My own judgment is that Obama might instead replace Ginsburg with a man, especially if he were achieving another diversity first, such as the first Asian nominee. State Department legal adviser and former Yale Law School dean Harold Koh, who turns 58 soon, has long been a favorite of the Left (even if some now regard him as a war criminal for defending drone strikes), but his fervent support for progressive transnationalism would make his nomination intensely controversial. Plus, in the course of fighting internal administration battles, he has made some influential enemies.

And then there’s Goodwin Liu, now 42, the former Berkeley law professor whose Ninth Circuit nomination was blocked last year by a Senate filibuster, with one Democrat joining Senate Republicans. Now that he has spent an uneventful year on the California supreme court, Liu’s supporters are trying to rehabilitate him. But while Liu’s boundless ambition will lead him to lie low for a few years, nothing can erase the aggressive left-wing ideology that he manifested in his previous writings and speeches, his apparent efforts to conceal many of the most incendiary of them from the Senate, and his wildly implausible confirmation testimony. No nominee should arouse more determined opposition than Liu.
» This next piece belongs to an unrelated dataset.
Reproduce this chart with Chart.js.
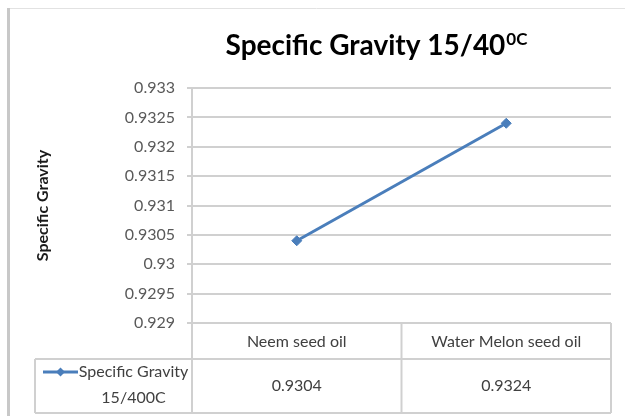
<!DOCTYPE html>
<html><head><meta charset="utf-8">
<script src="https://cdn.jsdelivr.net/npm/chart.js@4.4.0/dist/chart.umd.min.js"></script>
<style>html,body{margin:0;padding:0;background:#fff;}canvas{display:block;}</style>
</head><body>
<canvas id="c" width="625" height="416"></canvas>
<script>
// ---- data ----
const categories = ['Neem seed oil', 'Water Melon seed oil'];
const seriesName = 'Specific Gravity 15/400C';
const specificGravity = [0.9304, 0.9324];
const yAxisTitle = 'Specific Gravity';
const titleMain = 'Specific Gravity 15/40';
const titleSup = '0C';
const yMin = 0.929;
const yMax = 0.933;
const yStep = 0.0005;

// ---- styles ----
const FONT = 'Lato, "Open Sans", sans-serif';
const LINE = '#4a7ebb';
const GRID = '#d0d0d0';
const TEXT = '#404040';

const chartDecor = {
  id: 'chartDecor',
  beforeDraw(chart) {
    const ctx = chart.ctx;
    ctx.save();
    ctx.fillStyle = '#fff';
    ctx.fillRect(0, 0, chart.width, chart.height);
    // outer chart border (left + top visible)
    ctx.strokeStyle = '#e2e2e2'; ctx.lineWidth = 1;
    ctx.beginPath(); ctx.moveTo(8, 8.5); ctx.lineTo(chart.width, 8.5); ctx.stroke();
    ctx.strokeStyle = '#c8c8c8'; ctx.lineWidth = 3;
    ctx.beginPath(); ctx.moveTo(8.5, 8); ctx.lineTo(8.5, chart.height); ctx.stroke();
    // title with superscript
    ctx.fillStyle = '#000';
    ctx.textAlign = 'left'; ctx.textBaseline = 'alphabetic';
    ctx.font = 'bold 28px ' + FONT;
    const w1 = ctx.measureText(titleMain).width;
    ctx.font = 'bold 17px ' + FONT;
    const w2 = ctx.measureText(titleSup).width;
    const start = 376 - (w1 + w2) / 2;
    ctx.font = 'bold 28px ' + FONT;
    ctx.fillText(titleMain, start, 55);
    ctx.font = 'bold 17px ' + FONT;
    ctx.fillText(titleSup, start + w1 + 1, 45);
    ctx.restore();
  },
  afterDraw(chart) {
    const ctx = chart.ctx;
    const xs = chart.scales.x;
    const a = chart.chartArea;
    const top = a.bottom, mid = top + 36, bot = mid + 54;
    const legendLeft = 35;
    const n = categories.length;
    const edges = [a.left];
    for (let i = 0; i < n - 1; i++) {
      edges.push((xs.getPixelForValue(i) + xs.getPixelForValue(i + 1)) / 2);
    }
    edges.push(a.right);
    ctx.save();
    ctx.strokeStyle = GRID; ctx.lineWidth = 2;
    const ln = (x1, y1, x2, y2) => { ctx.beginPath(); ctx.moveTo(x1, y1); ctx.lineTo(x2, y2); ctx.stroke(); };
    ln(a.left, top, a.right, top);
    ln(legendLeft, mid, a.right, mid);
    ln(legendLeft, bot, a.right, bot);
    edges.forEach(e => ln(e, top, e, bot));
    ln(legendLeft, mid, legendLeft, bot);
    // header and values
    ctx.fillStyle = TEXT;
    ctx.font = '16px ' + FONT;
    ctx.textAlign = 'center'; ctx.textBaseline = 'middle';
    categories.forEach((c, i) => ctx.fillText(c, xs.getPixelForValue(i), (top + mid) / 2 + 1));
    specificGravity.forEach((v, i) => ctx.fillText(v.toFixed(4), xs.getPixelForValue(i), (mid + bot) / 2));
    // legend key
    const ky = mid + 13;
    ctx.strokeStyle = LINE; ctx.lineWidth = 3;
    ln(43, ky, 78, ky);
    ctx.fillStyle = LINE;
    ctx.beginPath();
    ctx.moveTo(60.5, ky - 4.5); ctx.lineTo(65, ky); ctx.lineTo(60.5, ky + 4.5); ctx.lineTo(56, ky);
    ctx.closePath(); ctx.fill();
    // wrapped series name
    ctx.fillStyle = TEXT;
    const words = seriesName.split(' ');
    const lines = [];
    let cur = '';
    words.forEach(w => {
      const t = cur ? cur + ' ' + w : w;
      if (ctx.measureText(t).width > 112 && cur) { lines.push(cur); cur = w; } else cur = t;
    });
    if (cur) lines.push(cur);
    lines.forEach((l, i) => ctx.fillText(l, 133.5, ky + i * 26));
    ctx.restore();
  }
};

new Chart(document.getElementById('c'), {
  type: 'line',
  data: {
    labels: categories,
    datasets: [{
      label: seriesName,
      data: specificGravity,
      borderColor: LINE,
      backgroundColor: LINE,
      borderWidth: 3,
      pointStyle: 'rectRot',
      pointRadius: 5,
      pointHoverRadius: 5,
      pointBackgroundColor: LINE,
      pointBorderColor: LINE,
      pointBorderWidth: 1,
      tension: 0,
      fill: false
    }]
  },
  options: {
    responsive: false,
    animation: false,
    devicePixelRatio: 1,
    layout: { padding: { top: 88, right: 14, bottom: 93, left: 33 } },
    plugins: { legend: { display: false }, title: { display: false }, tooltip: { enabled: false } },
    scales: {
      x: { display: false, offset: true },
      y: {
        min: yMin, max: yMax,
        afterFit(scale) { scale.width = 159; },
        ticks: {
          stepSize: yStep,
          padding: 12,
          color: '#595959',
          font: { family: FONT, size: 16 },
          callback: v => String(+(+v).toFixed(4))
        },
        grid: { color: GRID, lineWidth: 2, tickLength: 5, drawTicks: true },
        border: { display: true, color: GRID, width: 2 },
        title: {
          display: true, text: yAxisTitle, padding: 0,
          color: '#1a1a1a',
          font: { family: FONT, size: 16, weight: 'bold' }
        }
      }
    }
  },
  plugins: [chartDecor]
});
</script>
</body></html>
Unless the composition of the Senate changes dramatically in two years, Senate Republicans will have little prospect of defeating an Obama nominee to the Supreme Court in an up-or-down vote. That fact shouldn’t deter Republicans from fighting the nominee vigorously on grounds of judicial philosophy, just as they effectively made the case against Sotomayor and Kagan (even winning one Democratic vote against Kagan). And, depending on how aggressive Obama gets and on whom he is replacing, we may well see a high-stakes filibuster battle.

Mr. Whelan, a regular contributor to National Review Online’s Bench Memos blog, is president of the Ethics and Public Policy Center.